Saturday, January 9, 2010

A new bird for the patch and other delights.

Male hawfinch.. this gorgeous image was captured by Ruthie Schueler. This was the bird of the day! First time I've ever seen it on my patch! Three of them. Always worth checking the tops of trees at this season. Usually I see chaffinches (as today) , occasionally linnets but these, wonderful! Easy to recognise from some distance with the black around the relatively massive bill and the clear white stripe slashing across the wing.

Below, thorny burnet in bloom in many places, red tufts are female flowers above, and stamens of male flowers further down. Many stalks were like this.

Below, first golden drop of the season. (Podonosma orientalis, one of the Boraginaceae) This one was growing by a wall just down from the street across the road, near the apartment buildings. There are quite a few clumps along that stretch.

Saturday 9th Jan:

About houses: sunbird (squeaks from dawn) , hooded crows and jackdaws heard, laughing dove coos, feral pigeons and house sparrows about the houses as usual.

In the forest.. great tits.. various calls and some song. Graceful warblers, various calls. Chaffinch calls. Large bird over middle of east woods.. from shape and flight I'd guess long eared owl though we didn't get a good view of its head. Stone curlew calling in the evening from direction of east field.

Buckler's mustard is starting to flower by valley road and many more flowers noticed on thorny burnet.. male and female on same stalks in many cases, must get pic. Another anemone in the middle of fore part of gazelle field, near dry stone wall.

Sunday 10th Jan: Boys accompanied me on the walk for a change since husband had a business meeting. On the way along valley road saw a few adult hyraxes down on the boulders.
Birds pretty much as yesterday.. lots of activity from sunbird now that the honeysuckle is back in bloom, squeaks from dawn and other calls throughout the day.

There was lots of tidying up to do by the bunker rubble due to careless weekend picnickers and I totally lost sight of the boys.. I know they'd made their way towards the cistern but now they were gone. I was baffled, the fields were empty.

I realized to find them I had to think like a boy.

I walked under the cistern pine and looked up.. they were WAY up in there, at least 40 feet or more. The foliage is so broad and dense I could not see them from farther off. A mother's terror! Climbing up is always so much easier than climbing down so I encouraged them to take their time and not take any chances on the descent. The branches were conveniently spirally arranged, they'd just ascended as if it were a spiral staircase and fortunately the descent was about as easy. They told me there was sort of a crow's nest arrangement up there which would be ideal for a zip line.. all they needed was some cable. Where could they get cable? I had no idea but this is one of Moshe's pet fantasy projects that he's always wanted to set up.

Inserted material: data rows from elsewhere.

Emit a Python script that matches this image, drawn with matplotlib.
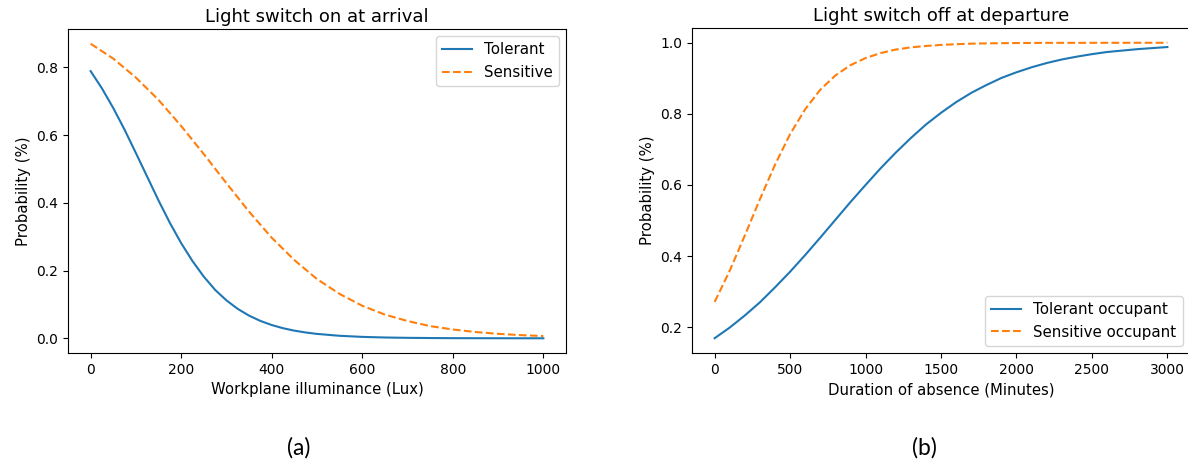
import matplotlib
matplotlib.use("Agg")
import matplotlib.pyplot as plt

# ---- Panel (a): light switch on at arrival ----
lux_tol = [0, 25, 50, 75, 100, 125, 150, 175, 200, 225, 250, 275, 300, 325, 350,
           375, 400, 425, 450, 475, 500, 550, 600, 650, 700, 750, 800, 850, 900, 950, 1000]
p_on_tolerant = [0.789, 0.738, 0.680, 0.616, 0.547, 0.477, 0.407, 0.341, 0.281, 0.228,
                 0.182, 0.143, 0.112, 0.0868, 0.0669, 0.0513, 0.0392, 0.0298, 0.0226,
                 0.0172, 0.0130, 0.0074, 0.0042, 0.0024, 0.0014, 0.0008, 0.0004,
                 0.0003, 0.0002, 0.0001, 0.0001]
lux_sen = [0, 50, 100, 150, 200, 250, 300, 350, 400, 450, 500, 550, 600, 650, 700,
           750, 800, 850, 900, 950, 1000]
p_on_sensitive = [0.870, 0.826, 0.770, 0.704, 0.627, 0.544, 0.458, 0.374, 0.297, 0.231,
                  0.175, 0.131, 0.096, 0.070, 0.051, 0.036, 0.026, 0.0186, 0.0133,
                  0.0094, 0.0067]

# ---- Panel (b): light switch off at departure ----
minutes = [0, 100, 200, 300, 400, 500, 600, 700, 800, 900, 1000, 1100, 1200, 1300,
           1400, 1500, 1600, 1700, 1800, 1900, 2000, 2100, 2200, 2300, 2400, 2500,
           2600, 2700, 2800, 2900, 3000]
p_off_tolerant = [0.169, 0.199, 0.233, 0.270, 0.312, 0.356, 0.403, 0.452, 0.502, 0.552,
                  0.600, 0.647, 0.691, 0.732, 0.770, 0.803, 0.833, 0.859, 0.881, 0.901,
                  0.917, 0.931, 0.943, 0.953, 0.961, 0.968, 0.974, 0.978, 0.982, 0.985,
                  0.988]
p_off_sensitive = [0.271, 0.359, 0.458, 0.560, 0.657, 0.743, 0.813, 0.868, 0.908, 0.937,
                   0.957, 0.971, 0.981, 0.987, 0.991, 0.994, 0.996, 0.9975, 0.9983,
                   0.9989, 0.9993, 0.9995, 0.9997, 0.9998, 0.9998, 0.9999, 0.9999,
                   0.9999, 1.0, 1.0, 1.0]

W, H = 1188, 465
fig = plt.figure(figsize=(W / 100, H / 100), dpi=100)

def px_axes(left, top, right, bottom):
    return fig.add_axes([left / W, 1 - bottom / H, (right - left) / W, (bottom - top) / H])

TITLE_FS = 13
LABEL_FS = 10.7
LEGEND_FS = 10.8

ax1 = px_axes(68, 29, 566, 353)
ax1.plot(lux_tol, p_on_tolerant, color="#1f77b4", lw=1.5, label="Tolerant")
ax1.plot(lux_sen, p_on_sensitive, color="#ff7f0e", lw=1.5, ls="--", label="Sensitive")
ax1.set_title("Light switch on at arrival", fontsize=TITLE_FS, pad=5)
ax1.set_xlabel("Workplane illuminance (Lux)", fontsize=LABEL_FS)
ax1.set_ylabel("Probability (%)", fontsize=LABEL_FS)
ax1.set_xticks([0, 200, 400, 600, 800, 1000])
ax1.set_yticks([0.0, 0.2, 0.4, 0.6, 0.8])
ax1.legend(loc="upper right", fontsize=LEGEND_FS)

ax2 = px_axes(692, 28, 1190, 353)
ax2.plot(minutes, p_off_tolerant, color="#1f77b4", lw=1.5, label="Tolerant occupant")
ax2.plot(minutes, p_off_sensitive, color="#ff7f0e", lw=1.5, ls="--", label="Sensitive occupant")
ax2.set_xlim(-150, 3150)
ax2.set_title("Light switch off at departure", fontsize=TITLE_FS, pad=5)
ax2.set_xlabel("Duration of absence (Minutes)", fontsize=LABEL_FS)
ax2.set_ylabel("Probability (%)", fontsize=LABEL_FS)
ax2.set_xticks([0, 500, 1000, 1500, 2000, 2500, 3000])
ax2.set_yticks([0.2, 0.4, 0.6, 0.8, 1.0])
ax2.legend(loc="lower right", fontsize=LEGEND_FS)

for ax in (ax1, ax2):
    ax.tick_params(labelsize=10)

fig.text(299 / W, 1 - 448 / H, "(a)", fontsize=16.5, family="Lato", ha="center", va="center")
fig.text(924 / W, 1 - 448 / H, "(b)", fontsize=16.5, family="Lato", ha="center", va="center")

fig.savefig("out.png", dpi=100)
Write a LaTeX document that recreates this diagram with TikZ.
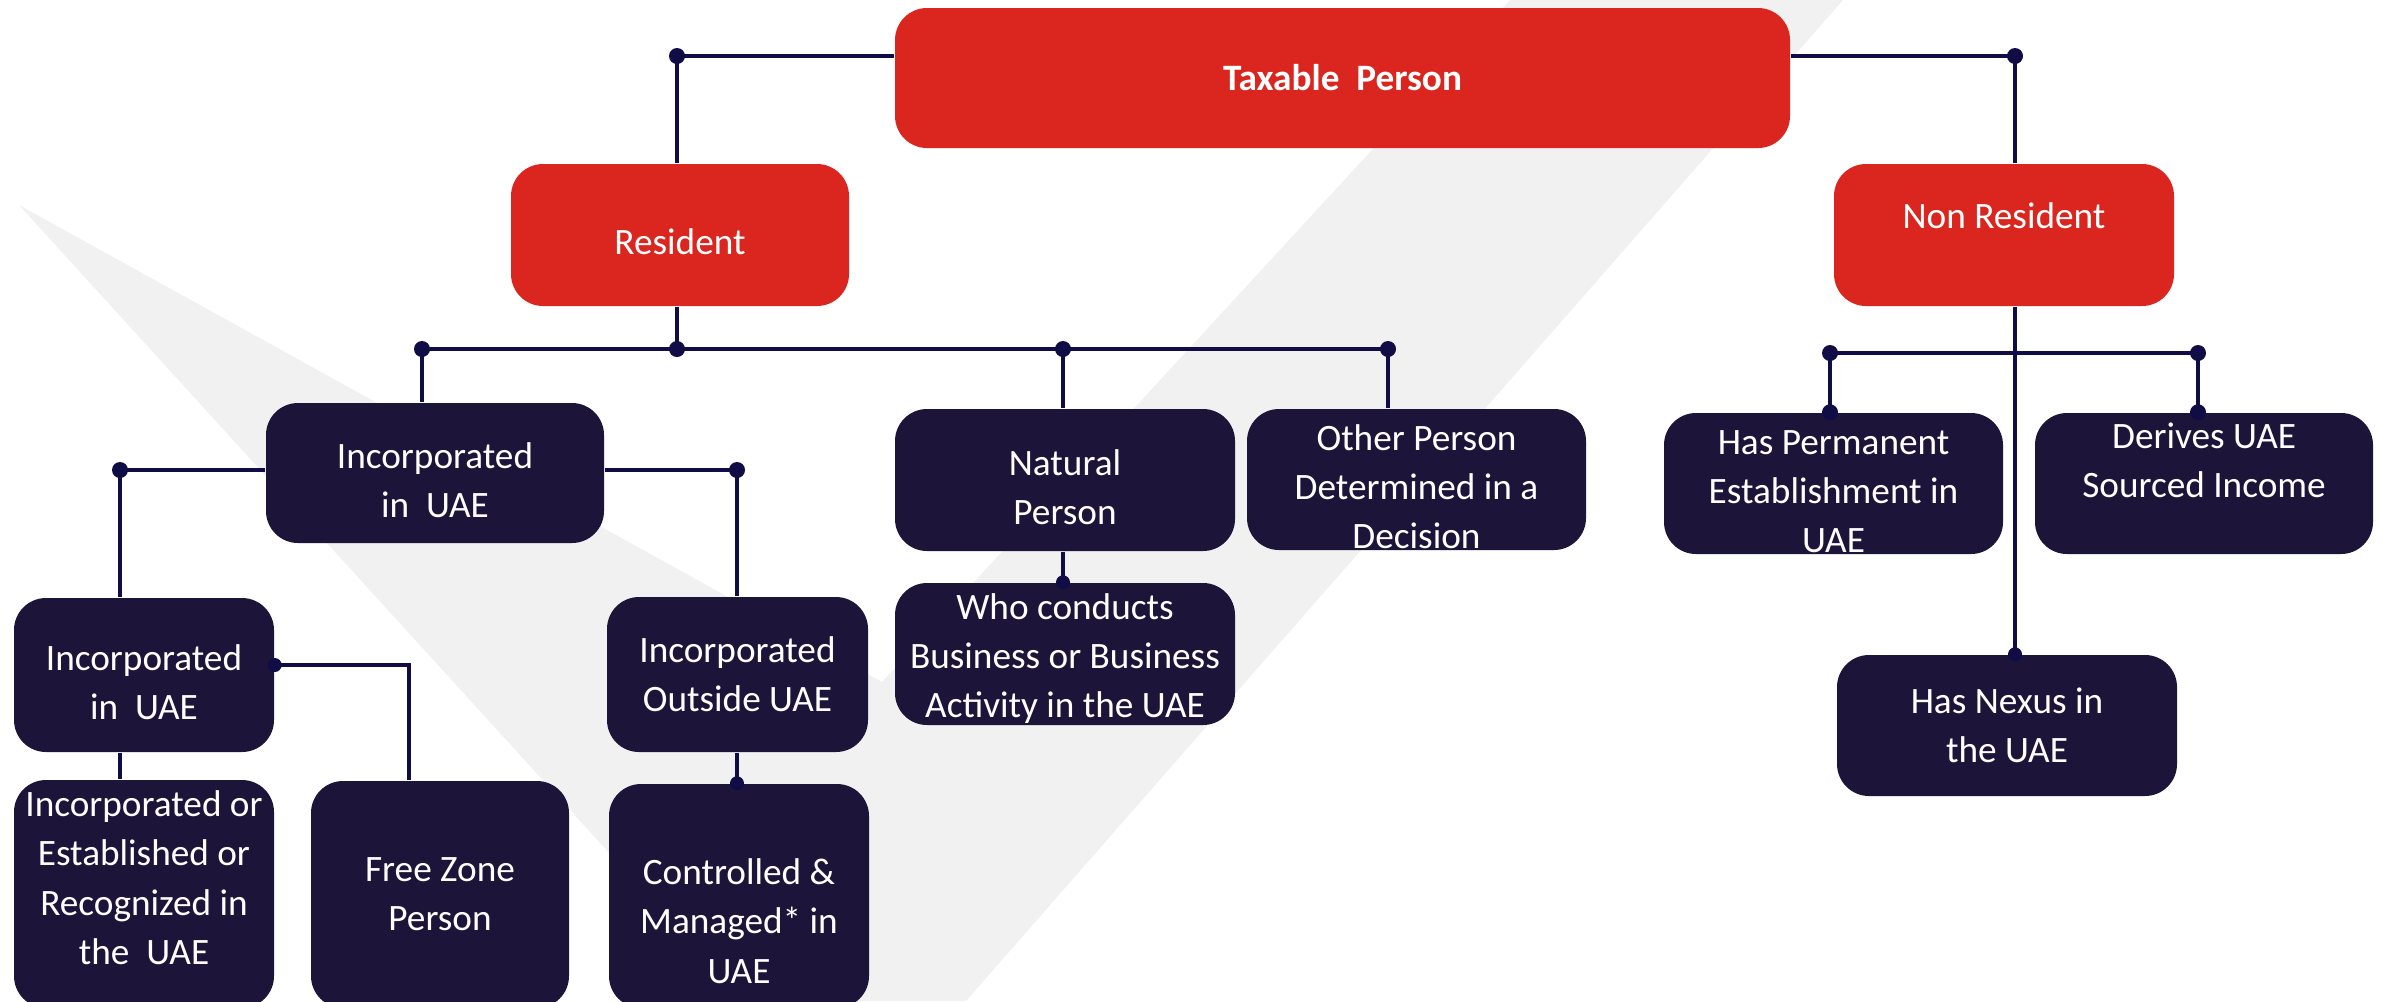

The cisterns were still pretty much at the highest level they could be, buckler's mustard was flowering by the roadside and I spotted yet more red anemones growing just up the bank on the east side as well as a fine white sprinkle of cymbalaria speedwell blooms along the opposite verge. Increasing lush growth of all sorts and a breakthrough for me as I have finally I.D.d that purple flowered plant with the fern like leaves as Erodium acaule.. no English name I could find but a kind of storksbill, which I had guessed. (one of the geraniums).

Blackbirds and bulbuls calling in east valley pines as we made our way back up central trail home.

Monday 12 Jan:

Most exciting thing today, well, for me, was the sight of three hawfinches in the top of some cypress by the tree line. Two at the top of two different trees, the other a foot or so farther down from the first. Akiva tried to approach to get a pic but they took fright and flew off toward the north/east. I've seen hawfinches a few times at the JBO (south of here a few miles) but never on my patch till today so I was quite thrilled!

We headed south after the bridge for a change, then turned east up the hill, along the watercourse that comes down from the saddle between windsurfer hill and villa hill. This had the natural jacuzzi I mentioned. A couple of hundred jackdaws and hooded crows rose, fell, swarmed, flocked around the top of the hill.

Coming down we encountered yet another cistern that we don't recall noticing before. Hazardous if you are walking there in the dark, one could easily fall in and injure an ankle, but quite easy to climb down into and out of without ropes or any assistance. I checked all around inside and noticed the walls were again daubed with some kind of stone like mortar , the inside was pretty round and flask like though not as deep as those with boulders on top, no side passages.. I was careful to watch out for snakes and scorpions but saw no living thing. There weren't even any clumps of maidenhair fern anywhere around.

Birds included: garden: the usual as above.. woods: Syrian woodpecker, a kestrel on an eruv pole by the saddle watercourse, great tits , one in loud song, White spectacled bulbuls, blackbirds, (two tzeeting at each other on a line, amongst others) , graceful warblers, stone curlew later as it was getting dark and again not long before dawn.. their vocalizations are definitely picking up as the day length steadily increases.